Directive: Take every line that has the string "this" and copy it out.

Supplied material:
⁂

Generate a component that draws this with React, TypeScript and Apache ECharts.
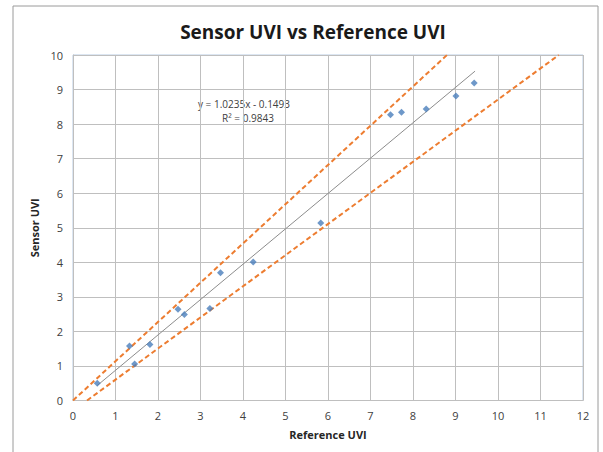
import React, { useEffect, useRef } from "react";
import * as echarts from "echarts";

const referenceUvi = [0.57, 1.33, 1.45, 1.81, 2.47, 2.62, 3.22, 3.47, 4.24, 5.83, 7.47, 7.73, 8.31, 9.01, 9.44];
const sensorUvi = [0.5, 1.58, 1.06, 1.62, 2.64, 2.49, 2.66, 3.7, 4.01, 5.14, 8.27, 8.34, 8.44, 8.81, 9.19];
const trendLine = [[0.57, 0.434], [9.46, 9.533]];
const upperBand = [[0, 0], [8.8, 10]];
const lowerBand = [[0.33, 0], [11.43, 10]];
const xTicks = [0, 12, 1];
const yTicks = [0, 10, 1];
const titleText = "Sensor UVI vs Reference UVI";
const xName = "Reference UVI";
const yName = "Sensor UVI";
const equationText = "y = 1.0235x - 0.1493";
const r2Text = "R² = 0.9843";

const FONT = "'Open Sans', 'Liberation Sans', sans-serif";

export default function App() {
  const ref = useRef<HTMLDivElement>(null);
  useEffect(() => {
    if (!ref.current) return;
    const chart = echarts.init(ref.current, undefined, { renderer: "svg" });
    const points = referenceUvi.map((x, i) => [x, sensorUvi[i]]);
    chart.setOption({
      animation: false,
      backgroundColor: "#ffffff",
      title: {
        text: titleText,
        left: 308,
        top: 17,
        textAlign: "center",
        textStyle: { fontFamily: FONT, fontSize: 19, fontWeight: "bold", color: "#1a1a1a" },
      },
      graphic: [
        {
          type: "rect",
          shape: { x: 13, y: 6, width: 585, height: 470 },
          style: { fill: "none", stroke: "#9a9a9a", lineWidth: 1 },
          silent: true,
          z: -10,
        },
        {
          type: "text",
          x: 244,
          y: 104,
          style: { text: equationText, fontFamily: FONT, fontSize: 10, fill: "#404040", align: "center", verticalAlign: "middle" },
        },
        {
          type: "text",
          x: 248,
          y: 118,
          style: { text: r2Text, fontFamily: FONT, fontSize: 10, fill: "#404040", align: "center", verticalAlign: "middle" },
        },
      ],
      grid: {
        left: 73,
        right: 20,
        top: 55,
        bottom: 51.5,
        show: true,
        borderColor: "#b8cce4",
        borderWidth: 1,
      },
      xAxis: {
        type: "value",
        min: xTicks[0],
        max: xTicks[1],
        interval: xTicks[2],
        name: xName,
        nameLocation: "middle",
        nameGap: 28,
        nameTextStyle: { fontFamily: FONT, fontSize: 11, fontWeight: "bold", color: "#262626" },
        axisLine: { show: true, lineStyle: { color: "#bfbfbf" } },
        axisTick: { show: false },
        axisLabel: { fontFamily: FONT, fontSize: 11, color: "#404040", margin: 9 },
        splitLine: { show: true, lineStyle: { color: "#bfbfbf", width: 1 } },
      },
      yAxis: {
        type: "value",
        min: yTicks[0],
        max: yTicks[1],
        interval: yTicks[2],
        name: yName,
        nameLocation: "middle",
        nameGap: 30,
        nameRotate: 90,
        nameTextStyle: { fontFamily: FONT, fontSize: 11, fontWeight: "bold", color: "#262626" },
        axisLine: { show: true, lineStyle: { color: "#bfbfbf" } },
        axisTick: { show: false },
        axisLabel: { fontFamily: FONT, fontSize: 11, color: "#404040", margin: 10 },
        splitLine: { show: true, lineStyle: { color: "#bfbfbf", width: 1 } },
      },
      series: [
        {
          type: "line",
          data: upperBand,
          symbol: "none",
          lineStyle: { color: "#ed7d31", width: 2, type: [5, 3] },
          z: 3,
        },
        {
          type: "line",
          data: lowerBand,
          symbol: "none",
          lineStyle: { color: "#ed7d31", width: 2, type: [5, 3] },
          z: 3,
        },
        {
          type: "line",
          data: trendLine,
          symbol: "none",
          lineStyle: { color: "#8c8c8c", width: 1 },
          z: 4,
        },
        {
          type: "scatter",
          data: points,
          symbol: "diamond",
          symbolSize: 7,
          itemStyle: { color: "#4a7ebb" },
          z: 5,
        },
      ],
    });
    return () => chart.dispose();
  }, []);
  return <div ref={ref} style={{ position: "fixed", left: 0, top: 0, width: 603, height: 452 }} />;
}
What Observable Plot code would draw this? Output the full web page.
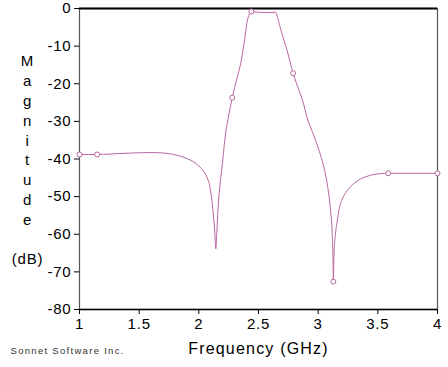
<!DOCTYPE html>
<html>
<head>
<meta charset="utf-8">
<script src="https://cdn.jsdelivr.net/npm/d3@7"></script>
<script src="https://cdn.jsdelivr.net/npm/@observablehq/plot@0.6"></script>
<style>
  html, body { margin: 0; padding: 0; background: #fff; }
  #chart svg { display: block; }
</style>
</head>
<body>
<div id="chart"></div>
<script>
const freq = [1.0, 1.148, 1.3, 1.45, 1.6, 1.7, 1.79, 1.87, 1.93, 1.98, 2.02, 2.06, 2.09, 2.11, 2.125, 2.135, 2.142, 2.15, 2.158, 2.168, 2.18, 2.195, 2.225, 2.25, 2.28, 2.32, 2.35, 2.38, 2.405, 2.44, 2.5, 2.57, 2.643, 2.665, 2.685, 2.74, 2.79, 2.84, 2.87, 2.91, 2.964, 3.01, 3.048, 3.08, 3.104, 3.118, 3.124, 3.127, 3.132, 3.145, 3.16, 3.173, 3.2, 3.244, 3.3, 3.355, 3.41, 3.467, 3.52, 3.587, 3.8, 4.0];
const magnitude = [-38.8, -38.8, -38.6, -38.4, -38.3, -38.4, -38.8, -39.5, -40.3, -41.3, -42.5, -44.3, -47, -51, -56, -60, -63.9, -60, -55, -50, -46, -42, -33, -28.5, -23.7, -18.5, -14.7, -9, -3.5, -0.8, -1.0, -1.1, -1.0, -3, -5.4, -11.2, -17.2, -21.8, -24.5, -29.3, -33.8, -38, -42.2, -47.5, -53.7, -60, -66, -72.6, -66, -59.9, -56.5, -53.7, -50.8, -48.4, -46.5, -45.3, -44.6, -44.1, -43.9, -43.8, -43.8, -43.8];
const markerFreq = [1.0, 1.148, 2.28, 2.44, 2.79, 3.127, 3.587, 4.0];
const markerMag = [-38.8, -38.8, -23.7, -0.8, -17.2, -72.6, -43.8, -43.8];
const xTicks = [1, 1.5, 2, 2.5, 3, 3.5, 4];
const yTicks = [0, -10, -20, -30, -40, -50, -60, -70, -80];
const xTitle = "Frequency (GHz)";
const yTitle = "M\na\ng\nn\ni\nt\nu\nd\ne\n\n(dB)";
const credit = "Sonnet Software Inc.";

const curve = freq.map((f, i) => ({f, m: magnitude[i]}));
const markers = markerFreq.map((f, i) => ({f, m: markerMag[i]}));
const lineColor = "#b8679f";

const chart = Plot.plot({
  width: 448,
  height: 367,
  marginLeft: 79,
  marginRight: 11,
  marginTop: 8,
  marginBottom: 58,
  style: {fontFamily: "'Liberation Sans', Arial, sans-serif", fontSize: "15px", color: "#000", background: "#fff"},
  x: {domain: [1, 4]},
  y: {domain: [-80, 0]},
  marks: [
    Plot.frame({stroke: "#555", strokeWidth: 1.2}),
    Plot.ruleY([0], {stroke: "#000", strokeWidth: 2}),
    Plot.ruleY([-80], {stroke: "#000", strokeWidth: 1.5}),
    Plot.axisX({ticks: xTicks, tickSize: 5, tickPadding: 4, label: null, fontSize: 15, tickFormat: d => String(d)}),
    Plot.axisY({ticks: yTicks, tickSize: 5, tickPadding: 3, label: null, fontSize: 15, tickFormat: d => String(d)}),
    Plot.line(curve, {x: "f", y: "m", stroke: lineColor, strokeWidth: 1, curve: "monotone-x"}),
    Plot.dot(markers, {x: "f", y: "m", r: 2.5, stroke: lineColor, fill: "#fff", strokeWidth: 1}),
    Plot.text([yTitle], {frameAnchor: "left", dx: -52, fontSize: 15, lineHeight: 1.32, textAnchor: "middle"}),
    Plot.text([xTitle], {frameAnchor: "bottom", dy: 44, fontSize: 16}),
    Plot.text([credit], {frameAnchor: "bottom-left", dx: -69, dy: 44, textAnchor: "start", fontSize: 9.5, fill: "#333"})
  ]
});
const svg = d3.select(chart);
svg.selectAll("text").each(function() {
  const t = d3.select(this);
  const s = t.text();
  if (s === xTitle) t.style("letter-spacing", "1.2px");
  else if (s === credit) t.style("letter-spacing", "1.3px");
  else t.style("letter-spacing", "0.8px");
});
document.getElementById("chart").appendChild(chart);
</script>
</body>
</html>
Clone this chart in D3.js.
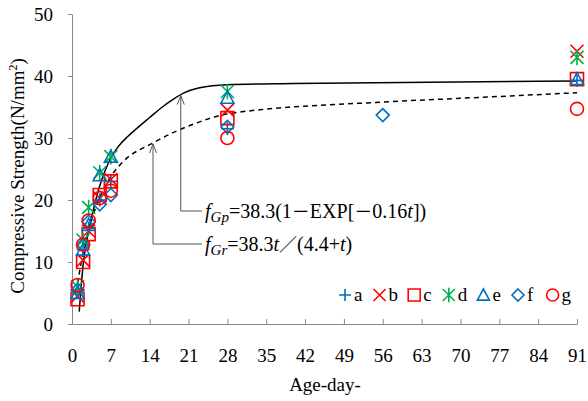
<!DOCTYPE html>
<html>
<head>
<meta charset="utf-8">
<script src="https://cdn.jsdelivr.net/npm/d3@7"></script>
<style>
body { margin: 0; background: #fff; }
svg { font-family: "Liberation Serif", "Times New Roman", serif; }
</style>
</head>
<body>
<svg width="588" height="401"></svg>
<script>
// data
var ages = [1, 2, 3, 5, 7, 28, 91];
var agesF = [1, 2, 3, 5, 7, 28, 56];
var seriesA = [5.2, 12, 15.5, 20, 23, 31.5, 39.3];
var seriesB = [4.5, 10.3, 15, 20.3, 23.3, 34.5, 44];
var seriesC = [4, 10, 14.5, 20.8, 23, 33.2, 39.5];
var seriesD = [6, 13.5, 18.8, 24.4, 27, 37.5, 43];
var seriesE = [5, 12, 16, 24, 27, 36.5, 39.5];
var seriesF = [5.5, 12.8, 16.5, 19.3, 20.8, 31.8, 33.7];
var seriesG = [6.3, 12.8, 16.7, 20.3, 21.5, 30, 34.7];

// fitted curves as drawn
var gpT = [1.3, 2, 3, 4, 5, 6, 7, 8, 9, 10, 12, 14, 16, 18, 20, 23, 28, 40, 91];
var gpV = [2, 9.5, 15, 19, 22.3, 24.8, 26.8, 28.2, 29.3, 30.2, 31.8, 33.3, 34.8, 36.1, 37.2, 38.1, 38.6, 38.8, 39.2];
var grT = [1, 2, 3, 5, 7, 9, 14.6, 23, 28, 56, 70, 91];
var grV = [6.5, 11.5, 15.2, 20.4, 23.8, 26, 29.2, 32.6, 33.9, 35.8, 36.4, 37.3];

var xTicks = [0, 7, 14, 21, 28, 35, 42, 49, 56, 63, 70, 77, 84, 91];
var yTicks = [0, 10, 20, 30, 40, 50];

var blue = "#0070C0", red = "#FF0000", green = "#00B050";

var svg = d3.select("svg");
var x = d3.scaleLinear().domain([0, 91]).range([72, 577]);
var y = d3.scaleLinear().domain([0, 50]).range([324, 14]);

// marker shapes, r = half size
function shape(kind, r) {
    var p = d3.path();
    if (kind == "plus") {
        p.moveTo(-r, 0); p.lineTo(r, 0); p.moveTo(0, -r); p.lineTo(0, r);
    } else if (kind == "cross") {
        p.moveTo(-r, -r); p.lineTo(r, r); p.moveTo(-r, r); p.lineTo(r, -r);
    } else if (kind == "square") {
        p.rect(-r, -r, 2 * r, 2 * r);
    } else if (kind == "star") {
        p.moveTo(-r, -r); p.lineTo(r, r); p.moveTo(-r, r); p.lineTo(r, -r);
        p.moveTo(0, -r * 1.2); p.lineTo(0, r * 1.2);
    } else if (kind == "triangle") {
        p.moveTo(0, -r); p.lineTo(r, r * 0.85); p.lineTo(-r, r * 0.85); p.closePath();
    } else if (kind == "diamond") {
        p.moveTo(0, -r); p.lineTo(r, 0); p.lineTo(0, r); p.lineTo(-r, 0); p.closePath();
    } else {
        p.arc(0, 0, r, 0, 2 * Math.PI);
    }
    return p.toString();
}

var series = [
    { name: "a", kind: "plus", color: blue, t: ages, v: seriesA },
    { name: "b", kind: "cross", color: red, t: ages, v: seriesB },
    { name: "c", kind: "square", color: red, t: ages, v: seriesC },
    { name: "d", kind: "star", color: green, t: ages, v: seriesD },
    { name: "e", kind: "triangle", color: blue, t: ages, v: seriesE },
    { name: "f", kind: "diamond", color: blue, t: agesF, v: seriesF },
    { name: "g", kind: "circle", color: red, t: ages, v: seriesG }
];

// axes
var xAxis = svg.append("g").attr("transform", "translate(0," + y(0) + ")")
    .call(d3.axisBottom(x).tickValues(xTicks).tickSizeInner(-5).tickSizeOuter(0).tickPadding(0));
xAxis.selectAll("text").attr("dy", null).attr("y", 38);
var yAxis = svg.append("g").attr("transform", "translate(" + x(0) + ",0)")
    .call(d3.axisLeft(y).tickValues(yTicks).tickSize(4).tickSizeOuter(0).tickPadding(15));
[xAxis, yAxis].forEach(function(g) {
    g.select(".domain").attr("stroke", "#898989");
    g.selectAll(".tick line").attr("stroke", "#898989");
    g.selectAll("text").attr("font-family", "Liberation Serif").attr("font-size", 19).attr("fill", "#000");
});

// curves
var line = d3.line().curve(d3.curveMonotoneX)
    .x(function(d) { return x(d[0]); }).y(function(d) { return y(d[1]); });
svg.append("path").attr("d", line(d3.zip(grT, grV)))
    .attr("fill", "none").attr("stroke", "#000").attr("stroke-width", 1.5).attr("stroke-dasharray", "5,4");
svg.append("path").attr("d", line(d3.zip(gpT, gpV)))
    .attr("fill", "none").attr("stroke", "#000").attr("stroke-width", 1.5);

// annotation arrows
var cjk = "Noto Sans CJK JP";
var notes = [
    { t: 19.6, v: 37.0, yEnd: 211, label: "Gp",
      parts: [["=38.3(1"], ["－", cjk], ["EXP["], ["－", cjk], ["0.16"], ["t", "i"], ["])"]] },
    { t: 14.6, v: 29.2, yEnd: 244, label: "Gr",
      parts: [["=38.3"], ["t", "i"], ["／", cjk], ["(4.4+"], ["t", "i"], [")"]] }
];
notes.forEach(function(n) {
    var px = x(n.t), py = y(n.v) + 1;
    svg.append("path")
        .attr("d", "M" + px + "," + py + "V" + n.yEnd + "H202")
        .attr("fill", "none").attr("stroke", "#555").attr("stroke-width", 1);
    svg.append("path")
        .attr("d", "M" + (px - 3.5) + "," + (py + 9) + "L" + px + "," + py + "L" + (px + 3.5) + "," + (py + 9))
        .attr("fill", "none").attr("stroke", "#555").attr("stroke-width", 1);
    var tx = svg.append("text").attr("x", 205).attr("y", n.yEnd + 7).attr("font-size", 20);
    tx.append("tspan").attr("font-style", "italic").text("f");
    tx.append("tspan").attr("font-style", "italic").attr("font-size", 15).attr("dy", 4).text(n.label);
    n.parts.forEach(function(p, i) {
        var ts = tx.append("tspan").text(p[0]);
        if (i == 0) ts.attr("dy", -4);
        if (p[1] == "i") ts.attr("font-style", "italic");
        else if (p[1]) ts.attr("font-family", p[1]).attr("font-size", 18);
    });
});

// markers
series.forEach(function(s) {
    svg.append("g").selectAll("path")
        .data(d3.zip(s.t, s.v))
        .enter().append("path")
        .attr("transform", function(d) { return "translate(" + x(d[0]) + "," + y(d[1]) + ")"; })
        .attr("d", shape(s.kind, 6.5))
        .attr("fill", "none").attr("stroke", s.color).attr("stroke-width", 1.6);
});

// legend
var leg = svg.append("g").selectAll("g").data(series).enter().append("g")
    .attr("transform", function(d, i) { return "translate(" + (345 + i * 34.6) + ",295)"; });
leg.append("path").attr("d", function(d) { return shape(d.kind, 6); })
    .attr("fill", "none").attr("stroke", function(d) { return d.color; }).attr("stroke-width", 1.6);
leg.append("text").attr("x", 9).attr("y", 6).attr("font-size", 19).text(function(d) { return d.name; });

// axis titles
svg.append("text").attr("x", 325).attr("y", 391).attr("text-anchor", "middle")
    .attr("font-size", 19).text("Age-day-");
var yt = svg.append("text").attr("transform", "translate(24,176) rotate(-90)")
    .attr("text-anchor", "middle").attr("font-size", 19);
yt.append("tspan").text("Compressive Strength(N/mm");
yt.append("tspan").attr("font-size", 12).attr("dy", -7).text("2");
yt.append("tspan").attr("dy", 7).text(")");
</script>
</body>
</html>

⁂

Complete response:
Generate a component that draws this with React, TypeScript and Apache ECharts.
What Observable Plot code would draw this? Output the full web page.
  const t = d3.select(this);
Clone this chart in D3.js.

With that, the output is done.